As the miles passed, something familiar stirred. That old feeling of joy and possibility came rushing back, like a part of me waking up after a long sleep. I felt connected to the version of myself that existed before children, and also to the woman I am now. Tired. Overworked. Doing the invisible labor of a household that never truly rests.

That feeling is not new to me. It lives in The Pace of Nature as well. Lilly feels it too, that deep pull toward music as refuge, as truth teller, as the place where she can breathe without explaining herself. Music is where she remembers who she is when the world asks her to be smaller, quieter, more manageable. In that way, Lilly and I are not so different. We both know what it means to lose ourselves to responsibility and expectation, and how music becomes the thread that leads us back.

It made me wonder why I ever stopped listening to the things that light me up from the inside. The songs that loosen something in my chest, that shake the dust off my spirit, that remind me I am more than a mother, a chauffeur, a cook, a cleaner.

Motherhood asks a lot. Sometimes it asks for everything. But maybe it does not have to ask for this too.

Maybe letting my music back in, even just on a drive, even just for an hour, is not selfish. Maybe it is essential. Maybe it is how I stay aligned with my own pace of nature, how I remember myself, and how my boys get to know me not only as their mother, but as a whole person who still listens to what moves her.

And honestly, that feels like a rhythm worth keeping.

Writing, Motherhood, and The Pace of Nature

Being a writer with two young children is intense. Before having kids, writing was my life. I wrote to get published, to craft and polish The Pace of Nature, and to make it the best story it could be, which I now believe it is. Taking two years off from writing, although painful at the time, was probably the best thing I could have done for this story. Returning to it with fresh eyes, after becoming a mother of two, gave me perspective I didn’t have before. This story, based on true experiences, has always been incredibly close to my heart. Coming back to it as a different person, with a whole new lens shaped by motherhood, made it stronger than I ever could have imagined.

Before having children, writing was my main priority. My first son changed everything. I loved becoming a mom and had waited my whole life to hold him in my arms, yet I felt defeated for not having the time to continue building my writing career. Writing had always been my first baby. The Pace of Nature felt like a child I had created and nurtured, and stepping away from it felt impossible at first. But the distance allowed me to return with clarity, to strengthen the story, deepen the characters, and shape it into the novel I am proud of today.
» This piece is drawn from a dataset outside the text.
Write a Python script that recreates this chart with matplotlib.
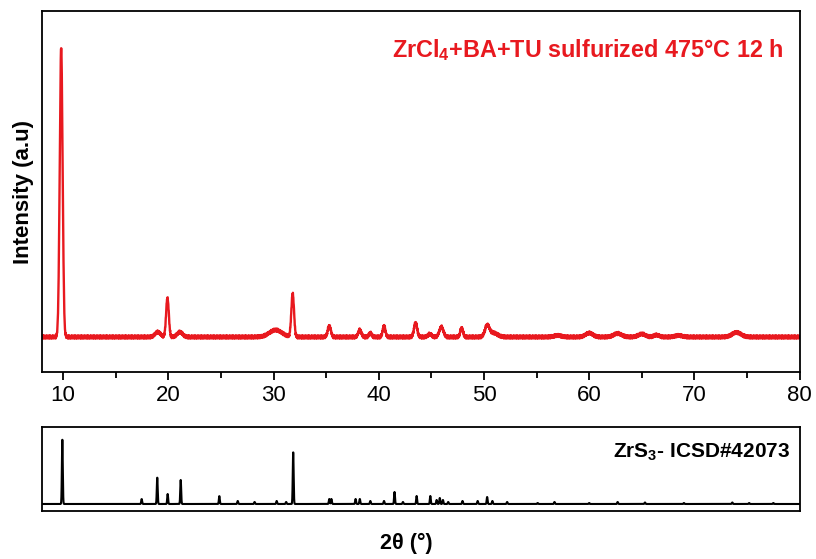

Finishing the novel this past July through October was amazing but completely exhausting. As a mom of two young boys, I had read about moms waking up at 5:00 am to write their books and wondered how that was even possible. Experiencing this firsthand, writing from 5:00 to 6:30 a.m. and grabbing twenty minutes whenever I c ould, I quickly realized how hard it is to balance the chaos of motherhood with the focused demands of creating a story.Getting two young boys ready in the morning is a full-time job: getting them dressed, fed, shoes on, cleaning up after breakfast, handling laundry, making lunch, cooking, and cleaning again. Writing consumes your imagination, and during those months, I often found myself not fully present with my children. A new line or scene would pop into my head, and my attention would drift away from them. I didn’t like that.

This experience taught me something important: I want to be fully there for my boys. Those months of writing were incredible, and I believe The Pace of Nature was created with magic. But I am happy to be done with the intense creation phase. My boys are so young, and they are growing so fast. I don’t want to miss a beat. That said, The Pace of Nature is finished. I am submitting to agents and publishing houses while my four-year-old is at school and my two-year-old takes his daily three-hour nap. But I am no longer waking up at the crack of dawn to create or to market. I am exhausted and want to have energy to keep up with my two wild boys.

For now, I’m grateful for the quiet gift of three days a week – time to submit, to write, to share pieces of the work, and to search for the right marketing partner who can help carry The Pace of Nature into the world when the moment arrives.

If the novel does not find a home in traditional publishing by Fall 2026, I plan to self-publish no later than January 2027, trusting the story to meet its readers in its own way.

Thank you, as always, for your steady support. Sending much love to you all in the new year.